## [RAW DATA]

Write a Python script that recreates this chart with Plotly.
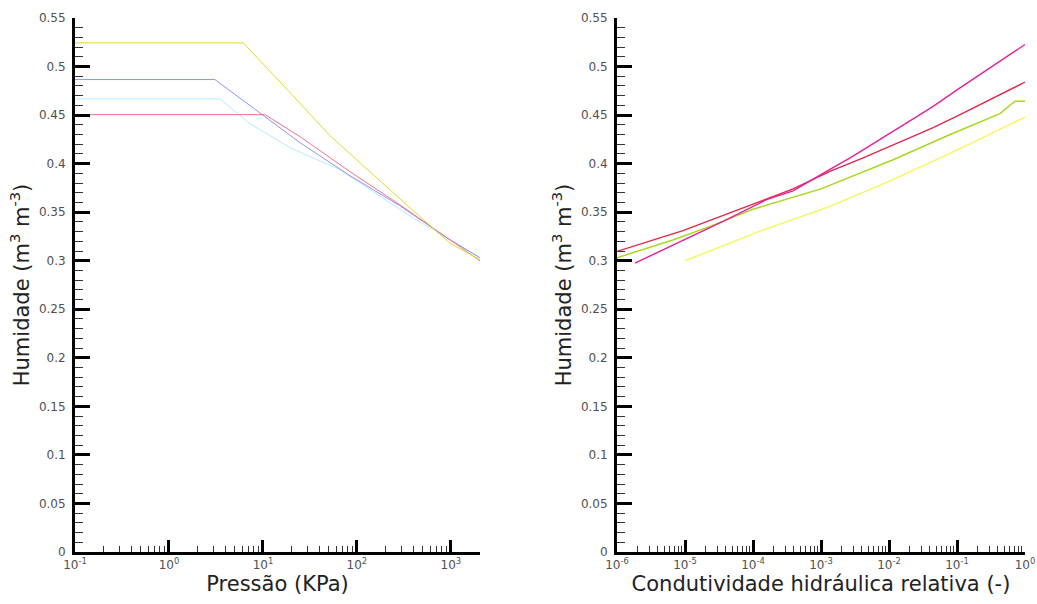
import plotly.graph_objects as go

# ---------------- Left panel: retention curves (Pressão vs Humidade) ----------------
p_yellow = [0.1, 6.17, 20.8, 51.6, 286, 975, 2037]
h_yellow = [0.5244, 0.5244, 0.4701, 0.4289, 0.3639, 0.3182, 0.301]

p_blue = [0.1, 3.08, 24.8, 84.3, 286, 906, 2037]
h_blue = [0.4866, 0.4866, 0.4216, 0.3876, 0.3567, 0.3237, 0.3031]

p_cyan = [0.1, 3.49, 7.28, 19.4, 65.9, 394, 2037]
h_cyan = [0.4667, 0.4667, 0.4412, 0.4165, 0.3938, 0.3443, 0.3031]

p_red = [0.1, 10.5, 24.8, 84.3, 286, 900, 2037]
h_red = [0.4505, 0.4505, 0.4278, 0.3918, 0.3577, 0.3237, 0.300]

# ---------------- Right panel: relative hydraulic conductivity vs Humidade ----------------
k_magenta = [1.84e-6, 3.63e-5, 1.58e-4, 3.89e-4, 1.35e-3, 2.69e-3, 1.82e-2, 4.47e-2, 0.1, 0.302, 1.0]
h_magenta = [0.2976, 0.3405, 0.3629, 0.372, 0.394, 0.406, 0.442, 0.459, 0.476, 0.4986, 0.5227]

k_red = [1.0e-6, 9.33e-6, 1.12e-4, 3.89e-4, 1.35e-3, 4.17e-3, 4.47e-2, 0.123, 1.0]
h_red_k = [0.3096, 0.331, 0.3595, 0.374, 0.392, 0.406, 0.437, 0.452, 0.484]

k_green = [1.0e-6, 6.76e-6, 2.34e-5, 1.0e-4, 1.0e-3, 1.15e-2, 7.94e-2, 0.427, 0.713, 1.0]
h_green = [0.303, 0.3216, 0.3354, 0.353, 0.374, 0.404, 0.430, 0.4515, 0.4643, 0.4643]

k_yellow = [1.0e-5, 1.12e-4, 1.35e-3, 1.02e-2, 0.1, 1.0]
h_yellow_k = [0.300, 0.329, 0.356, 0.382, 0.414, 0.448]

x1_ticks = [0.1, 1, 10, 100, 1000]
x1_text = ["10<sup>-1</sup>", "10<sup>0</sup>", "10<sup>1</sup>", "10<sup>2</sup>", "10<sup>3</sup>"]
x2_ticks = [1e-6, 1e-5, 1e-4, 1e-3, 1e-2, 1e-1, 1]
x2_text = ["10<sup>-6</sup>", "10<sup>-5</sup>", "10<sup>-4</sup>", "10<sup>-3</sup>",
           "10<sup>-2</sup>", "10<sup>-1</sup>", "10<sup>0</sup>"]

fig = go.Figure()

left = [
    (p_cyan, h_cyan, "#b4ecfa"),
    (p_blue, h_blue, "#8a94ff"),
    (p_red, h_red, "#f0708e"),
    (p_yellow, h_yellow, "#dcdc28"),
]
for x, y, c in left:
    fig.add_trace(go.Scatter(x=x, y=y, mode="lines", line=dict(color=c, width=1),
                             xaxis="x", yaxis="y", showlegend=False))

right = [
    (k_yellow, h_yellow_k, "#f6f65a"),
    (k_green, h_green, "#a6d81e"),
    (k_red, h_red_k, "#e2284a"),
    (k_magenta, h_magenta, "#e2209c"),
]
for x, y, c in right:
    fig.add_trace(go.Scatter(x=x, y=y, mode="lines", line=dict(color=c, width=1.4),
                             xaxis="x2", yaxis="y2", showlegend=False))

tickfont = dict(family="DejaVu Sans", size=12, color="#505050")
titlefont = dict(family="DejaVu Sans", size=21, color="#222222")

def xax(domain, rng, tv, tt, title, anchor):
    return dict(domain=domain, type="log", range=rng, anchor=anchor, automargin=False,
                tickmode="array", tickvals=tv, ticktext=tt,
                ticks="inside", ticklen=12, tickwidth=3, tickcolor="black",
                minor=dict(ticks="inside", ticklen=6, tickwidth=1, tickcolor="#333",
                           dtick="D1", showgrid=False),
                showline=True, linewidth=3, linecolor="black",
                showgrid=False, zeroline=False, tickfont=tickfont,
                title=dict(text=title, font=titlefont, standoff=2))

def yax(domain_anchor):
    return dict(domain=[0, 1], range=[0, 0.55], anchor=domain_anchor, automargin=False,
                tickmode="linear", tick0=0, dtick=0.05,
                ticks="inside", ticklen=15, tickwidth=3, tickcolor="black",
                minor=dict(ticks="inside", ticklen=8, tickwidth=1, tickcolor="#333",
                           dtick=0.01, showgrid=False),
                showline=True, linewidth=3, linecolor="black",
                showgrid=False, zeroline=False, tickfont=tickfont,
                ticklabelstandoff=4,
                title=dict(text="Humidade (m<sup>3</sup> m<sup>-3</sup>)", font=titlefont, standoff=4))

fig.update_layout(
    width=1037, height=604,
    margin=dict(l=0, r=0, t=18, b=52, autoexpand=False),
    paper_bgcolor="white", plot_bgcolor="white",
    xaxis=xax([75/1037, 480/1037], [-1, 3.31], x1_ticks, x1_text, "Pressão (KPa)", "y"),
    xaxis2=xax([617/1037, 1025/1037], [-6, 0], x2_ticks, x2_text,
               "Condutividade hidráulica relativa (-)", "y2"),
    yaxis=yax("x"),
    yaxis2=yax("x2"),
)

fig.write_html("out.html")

## [DIRECTIONS]
Omitting all pictures, restate exactly the lines of the material from its start through the line that contains "0.3567, 0.3237, 0.3031]".

## [FINAL ANSWER]
Write a Python script that recreates this chart with Plotly.
import plotly.graph_objects as go

# ---------------- Left panel: retention curves (Pressão vs Humidade) ----------------
p_yellow = [0.1, 6.17, 20.8, 51.6, 286, 975, 2037]
h_yellow = [0.5244, 0.5244, 0.4701, 0.4289, 0.3639, 0.3182, 0.301]

p_blue = [0.1, 3.08, 24.8, 84.3, 286, 906, 2037]
h_blue = [0.4866, 0.4866, 0.4216, 0.3876, 0.3567, 0.3237, 0.3031]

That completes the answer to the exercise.